▸ **What you are asked to do**:
Send each entry back exactly as given, pictures excluded.

▸ **Provided entries**:
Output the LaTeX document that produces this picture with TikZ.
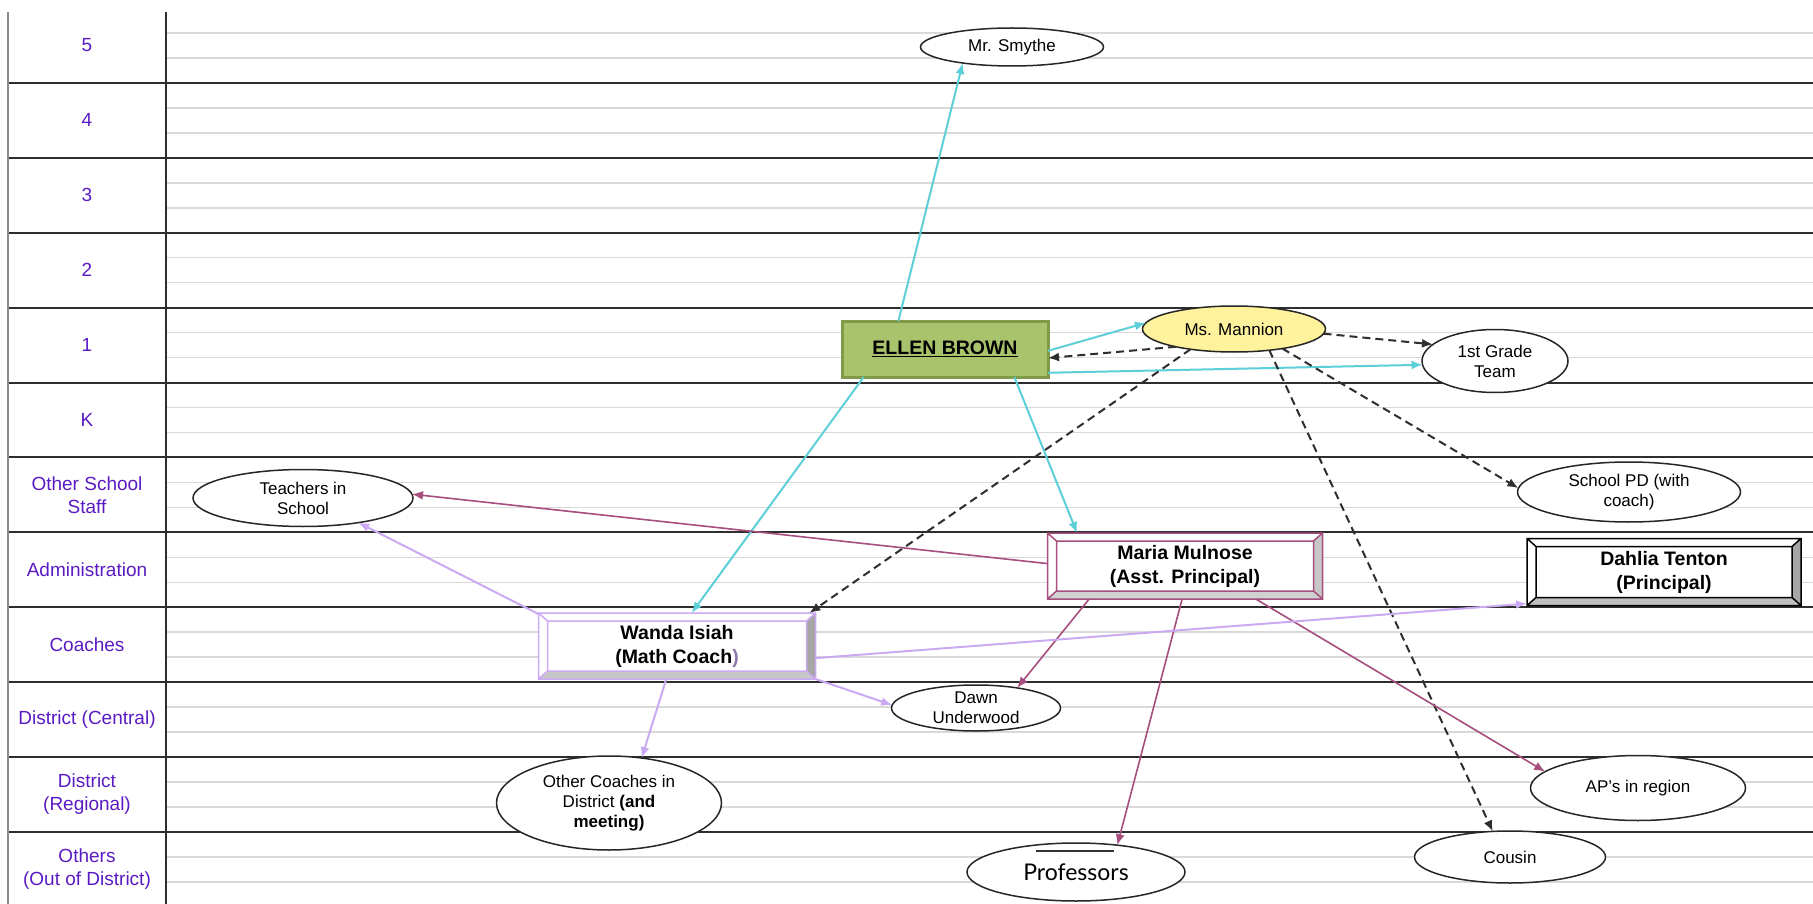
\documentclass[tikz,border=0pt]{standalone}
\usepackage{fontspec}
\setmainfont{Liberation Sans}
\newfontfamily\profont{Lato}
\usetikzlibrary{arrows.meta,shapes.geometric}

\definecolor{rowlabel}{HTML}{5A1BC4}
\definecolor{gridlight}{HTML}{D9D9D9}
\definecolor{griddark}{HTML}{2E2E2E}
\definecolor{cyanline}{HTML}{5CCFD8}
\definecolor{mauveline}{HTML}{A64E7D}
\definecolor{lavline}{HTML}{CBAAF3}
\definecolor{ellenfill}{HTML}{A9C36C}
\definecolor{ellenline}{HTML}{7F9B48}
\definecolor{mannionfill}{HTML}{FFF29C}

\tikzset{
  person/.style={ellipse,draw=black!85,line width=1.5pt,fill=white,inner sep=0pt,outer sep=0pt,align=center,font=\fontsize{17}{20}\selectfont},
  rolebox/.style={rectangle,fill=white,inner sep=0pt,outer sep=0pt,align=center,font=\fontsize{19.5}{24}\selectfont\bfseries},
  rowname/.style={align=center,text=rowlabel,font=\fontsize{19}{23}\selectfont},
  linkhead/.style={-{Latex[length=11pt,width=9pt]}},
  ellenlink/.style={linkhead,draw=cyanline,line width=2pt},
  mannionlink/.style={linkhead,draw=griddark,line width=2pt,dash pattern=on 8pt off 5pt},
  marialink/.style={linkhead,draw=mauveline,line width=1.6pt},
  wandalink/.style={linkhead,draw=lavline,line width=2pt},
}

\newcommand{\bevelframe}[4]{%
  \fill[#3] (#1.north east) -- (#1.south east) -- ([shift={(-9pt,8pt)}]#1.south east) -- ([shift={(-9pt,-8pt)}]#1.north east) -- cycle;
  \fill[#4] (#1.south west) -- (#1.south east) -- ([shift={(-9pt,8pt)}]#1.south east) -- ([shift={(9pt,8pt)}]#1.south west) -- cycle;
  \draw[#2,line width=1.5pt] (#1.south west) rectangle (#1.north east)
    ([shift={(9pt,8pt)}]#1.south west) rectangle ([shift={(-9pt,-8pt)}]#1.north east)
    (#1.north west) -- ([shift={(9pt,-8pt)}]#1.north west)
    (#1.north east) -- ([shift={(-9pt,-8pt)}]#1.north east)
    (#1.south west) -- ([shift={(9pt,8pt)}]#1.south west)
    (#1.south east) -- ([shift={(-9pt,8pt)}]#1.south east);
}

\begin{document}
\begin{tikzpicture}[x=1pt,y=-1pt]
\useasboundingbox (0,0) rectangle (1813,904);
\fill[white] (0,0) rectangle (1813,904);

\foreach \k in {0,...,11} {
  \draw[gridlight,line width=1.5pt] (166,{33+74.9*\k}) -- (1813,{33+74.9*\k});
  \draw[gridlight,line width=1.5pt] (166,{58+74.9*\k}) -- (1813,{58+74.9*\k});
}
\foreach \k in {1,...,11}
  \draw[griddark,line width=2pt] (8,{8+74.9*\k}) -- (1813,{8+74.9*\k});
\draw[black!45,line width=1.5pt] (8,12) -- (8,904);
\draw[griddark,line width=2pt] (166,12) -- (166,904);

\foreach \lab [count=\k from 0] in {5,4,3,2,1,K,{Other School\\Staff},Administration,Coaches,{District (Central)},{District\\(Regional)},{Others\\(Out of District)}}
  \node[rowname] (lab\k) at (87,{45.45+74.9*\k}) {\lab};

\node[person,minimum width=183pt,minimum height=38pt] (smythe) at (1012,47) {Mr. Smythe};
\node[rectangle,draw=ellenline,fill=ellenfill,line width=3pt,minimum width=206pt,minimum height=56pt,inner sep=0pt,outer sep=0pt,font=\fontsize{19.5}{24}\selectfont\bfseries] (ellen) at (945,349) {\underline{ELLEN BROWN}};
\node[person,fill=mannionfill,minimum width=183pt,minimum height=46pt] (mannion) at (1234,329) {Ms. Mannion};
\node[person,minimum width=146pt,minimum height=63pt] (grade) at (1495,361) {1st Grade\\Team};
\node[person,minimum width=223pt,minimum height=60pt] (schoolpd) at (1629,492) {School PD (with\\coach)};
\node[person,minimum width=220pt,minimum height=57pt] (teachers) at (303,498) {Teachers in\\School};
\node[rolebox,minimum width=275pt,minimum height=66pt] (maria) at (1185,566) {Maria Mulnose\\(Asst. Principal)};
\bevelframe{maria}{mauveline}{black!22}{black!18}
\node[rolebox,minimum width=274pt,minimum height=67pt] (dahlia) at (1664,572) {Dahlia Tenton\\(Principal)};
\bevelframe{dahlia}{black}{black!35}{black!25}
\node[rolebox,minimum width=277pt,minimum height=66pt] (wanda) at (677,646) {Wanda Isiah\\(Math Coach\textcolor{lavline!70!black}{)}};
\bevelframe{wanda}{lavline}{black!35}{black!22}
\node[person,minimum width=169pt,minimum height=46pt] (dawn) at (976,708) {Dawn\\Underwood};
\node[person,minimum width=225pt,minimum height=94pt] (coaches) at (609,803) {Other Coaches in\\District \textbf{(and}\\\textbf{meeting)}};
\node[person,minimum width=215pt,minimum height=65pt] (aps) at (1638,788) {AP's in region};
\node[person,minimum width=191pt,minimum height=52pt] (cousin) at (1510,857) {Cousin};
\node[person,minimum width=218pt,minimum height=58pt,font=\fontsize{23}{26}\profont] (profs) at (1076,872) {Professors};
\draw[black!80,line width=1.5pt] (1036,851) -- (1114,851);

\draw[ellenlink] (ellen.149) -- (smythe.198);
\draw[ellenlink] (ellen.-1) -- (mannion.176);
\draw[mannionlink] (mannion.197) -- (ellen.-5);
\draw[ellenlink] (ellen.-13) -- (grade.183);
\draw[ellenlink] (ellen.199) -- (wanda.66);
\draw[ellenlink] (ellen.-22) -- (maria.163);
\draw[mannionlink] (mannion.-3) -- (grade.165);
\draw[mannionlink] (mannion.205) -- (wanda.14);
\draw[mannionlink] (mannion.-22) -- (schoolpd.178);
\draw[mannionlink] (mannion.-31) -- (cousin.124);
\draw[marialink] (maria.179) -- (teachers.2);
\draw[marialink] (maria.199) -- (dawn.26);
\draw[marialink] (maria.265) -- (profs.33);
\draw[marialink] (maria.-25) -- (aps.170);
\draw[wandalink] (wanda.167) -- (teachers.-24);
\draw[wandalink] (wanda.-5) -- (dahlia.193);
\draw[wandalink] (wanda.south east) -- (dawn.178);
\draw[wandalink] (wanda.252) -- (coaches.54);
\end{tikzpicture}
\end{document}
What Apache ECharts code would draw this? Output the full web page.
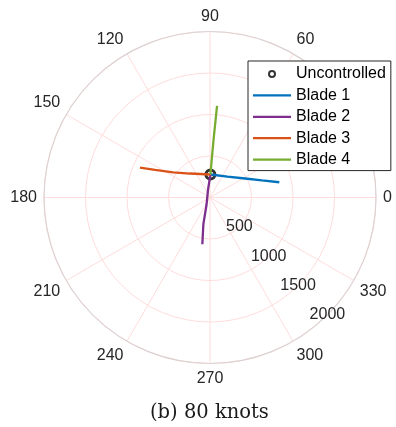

▸ **Exercise answer**:
Output the LaTeX document that produces this picture with TikZ.
\documentclass[tikz,border=0pt]{standalone}
\usepackage{fontspec}
\setmainfont{Liberation Sans}
\newfontfamily\profont{Lato}
\usetikzlibrary{arrows.meta,shapes.geometric}

\definecolor{rowlabel}{HTML}{5A1BC4}
\definecolor{gridlight}{HTML}{D9D9D9}
\definecolor{griddark}{HTML}{2E2E2E}
\definecolor{cyanline}{HTML}{5CCFD8}
\definecolor{mauveline}{HTML}{A64E7D}
\definecolor{lavline}{HTML}{CBAAF3}
\definecolor{ellenfill}{HTML}{A9C36C}
\definecolor{ellenline}{HTML}{7F9B48}
\definecolor{mannionfill}{HTML}{FFF29C}

\tikzset{
  person/.style={ellipse,draw=black!85,line width=1.5pt,fill=white,inner sep=0pt,outer sep=0pt,align=center,font=\fontsize{17}{20}\selectfont},
  rolebox/.style={rectangle,fill=white,inner sep=0pt,outer sep=0pt,align=center,font=\fontsize{19.5}{24}\selectfont\bfseries},
  rowname/.style={align=center,text=rowlabel,font=\fontsize{19}{23}\selectfont},
  linkhead/.style={-{Latex[length=11pt,width=9pt]}},
  ellenlink/.style={linkhead,draw=cyanline,line width=2pt},
  mannionlink/.style={linkhead,draw=griddark,line width=2pt,dash pattern=on 8pt off 5pt},
  marialink/.style={linkhead,draw=mauveline,line width=1.6pt},
  wandalink/.style={linkhead,draw=lavline,line width=2pt},
}

\newcommand{\bevelframe}[4]{%
  \fill[#3] (#1.north east) -- (#1.south east) -- ([shift={(-9pt,8pt)}]#1.south east) -- ([shift={(-9pt,-8pt)}]#1.north east) -- cycle;
  \fill[#4] (#1.south west) -- (#1.south east) -- ([shift={(-9pt,8pt)}]#1.south east) -- ([shift={(9pt,8pt)}]#1.south west) -- cycle;
  \draw[#2,line width=1.5pt] (#1.south west) rectangle (#1.north east)
    ([shift={(9pt,8pt)}]#1.south west) rectangle ([shift={(-9pt,-8pt)}]#1.north east)
    (#1.north west) -- ([shift={(9pt,-8pt)}]#1.north west)
    (#1.north east) -- ([shift={(-9pt,-8pt)}]#1.north east)
    (#1.south west) -- ([shift={(9pt,8pt)}]#1.south west)
    (#1.south east) -- ([shift={(-9pt,8pt)}]#1.south east);
}

\begin{document}
\begin{tikzpicture}[x=1pt,y=-1pt]
\useasboundingbox (0,0) rectangle (1813,904);
\fill[white] (0,0) rectangle (1813,904);

\foreach \k in {0,...,11} {
  \draw[gridlight,line width=1.5pt] (166,{33+74.9*\k}) -- (1813,{33+74.9*\k});
  \draw[gridlight,line width=1.5pt] (166,{58+74.9*\k}) -- (1813,{58+74.9*\k});
}
\foreach \k in {1,...,11}
  \draw[griddark,line width=2pt] (8,{8+74.9*\k}) -- (1813,{8+74.9*\k});
\draw[black!45,line width=1.5pt] (8,12) -- (8,904);
\draw[griddark,line width=2pt] (166,12) -- (166,904);

\foreach \lab [count=\k from 0] in {5,4,3,2,1,K,{Other School\\Staff},Administration,Coaches,{District (Central)},{District\\(Regional)},{Others\\(Out of District)}}
  \node[rowname] (lab\k) at (87,{45.45+74.9*\k}) {\lab};

\node[person,minimum width=183pt,minimum height=38pt] (smythe) at (1012,47) {Mr. Smythe};
\node[rectangle,draw=ellenline,fill=ellenfill,line width=3pt,minimum width=206pt,minimum height=56pt,inner sep=0pt,outer sep=0pt,font=\fontsize{19.5}{24}\selectfont\bfseries] (ellen) at (945,349) {\underline{ELLEN BROWN}};
\node[person,fill=mannionfill,minimum width=183pt,minimum height=46pt] (mannion) at (1234,329) {Ms. Mannion};
\node[person,minimum width=146pt,minimum height=63pt] (grade) at (1495,361) {1st Grade\\Team};
\node[person,minimum width=223pt,minimum height=60pt] (schoolpd) at (1629,492) {School PD (with\\coach)};
\node[person,minimum width=220pt,minimum height=57pt] (teachers) at (303,498) {Teachers in\\School};
\node[rolebox,minimum width=275pt,minimum height=66pt] (maria) at (1185,566) {Maria Mulnose\\(Asst. Principal)};
\bevelframe{maria}{mauveline}{black!22}{black!18}
\node[rolebox,minimum width=274pt,minimum height=67pt] (dahlia) at (1664,572) {Dahlia Tenton\\(Principal)};
\bevelframe{dahlia}{black}{black!35}{black!25}
\node[rolebox,minimum width=277pt,minimum height=66pt] (wanda) at (677,646) {Wanda Isiah\\(Math Coach\textcolor{lavline!70!black}{)}};
\bevelframe{wanda}{lavline}{black!35}{black!22}
\node[person,minimum width=169pt,minimum height=46pt] (dawn) at (976,708) {Dawn\\Underwood};
\node[person,minimum width=225pt,minimum height=94pt] (coaches) at (609,803) {Other Coaches in\\District \textbf{(and}\\\textbf{meeting)}};
\node[person,minimum width=215pt,minimum height=65pt] (aps) at (1638,788) {AP's in region};
\node[person,minimum width=191pt,minimum height=52pt] (cousin) at (1510,857) {Cousin};
\node[person,minimum width=218pt,minimum height=58pt,font=\fontsize{23}{26}\profont] (profs) at (1076,872) {Professors};
\draw[black!80,line width=1.5pt] (1036,851) -- (1114,851);

\draw[ellenlink] (ellen.149) -- (smythe.198);
\draw[ellenlink] (ellen.-1) -- (mannion.176);
\draw[mannionlink] (mannion.197) -- (ellen.-5);
\draw[ellenlink] (ellen.-13) -- (grade.183);
\draw[ellenlink] (ellen.199) -- (wanda.66);
\draw[ellenlink] (ellen.-22) -- (maria.163);
\draw[mannionlink] (mannion.-3) -- (grade.165);
\draw[mannionlink] (mannion.205) -- (wanda.14);
\draw[mannionlink] (mannion.-22) -- (schoolpd.178);
\draw[mannionlink] (mannion.-31) -- (cousin.124);
\draw[marialink] (maria.179) -- (teachers.2);
\draw[marialink] (maria.199) -- (dawn.26);
\draw[marialink] (maria.265) -- (profs.33);
\draw[marialink] (maria.-25) -- (aps.170);
\draw[wandalink] (wanda.167) -- (teachers.-24);
\draw[wandalink] (wanda.-5) -- (dahlia.193);
\draw[wandalink] (wanda.south east) -- (dawn.178);
\draw[wandalink] (wanda.252) -- (coaches.54);
\end{tikzpicture}
\end{document}
What Apache ECharts code would draw this? Output the full web page.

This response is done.